Voters are mad about that. Rightly or wrongly, they blame the government for what does or doesn’t happen on their watch economically. For the most part, government can best affect the economy by making it easier for markets to expand and create jobs – tax cuts, less regulation, etc. Spending rarely sets up the conditions to do that. But regardless, of what action the government takes, voters expect the economy to be the absolute focus of government in times of economic crisis.

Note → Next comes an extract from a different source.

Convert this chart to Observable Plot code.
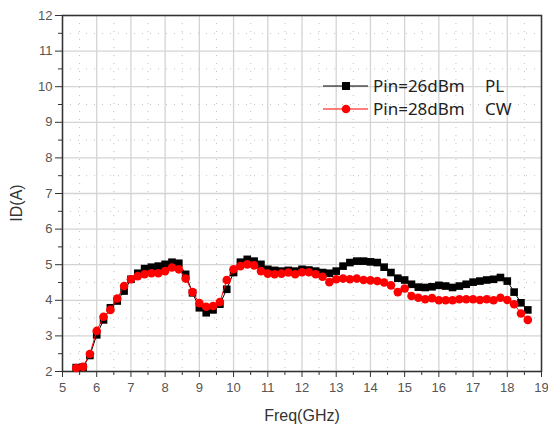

That has not been the case at all with this administration or Congress. And, it appears, they’re going to pay a huge price for that in 2010 and possibly 2012. What was a bright Democratic future less than a year ago has now become a scouting trip for a good place in the “wilderness” for Dems. If, as many economists expect, unemployment remains at 9% through 2012, we may be reading the obligatory columns about the “Death of the Democratic Party”. And while Obama’s personal popularity may remain high (while his job approval numbers tank), that doesn’t mean such perceived economic negligence will be rewarded with a second term.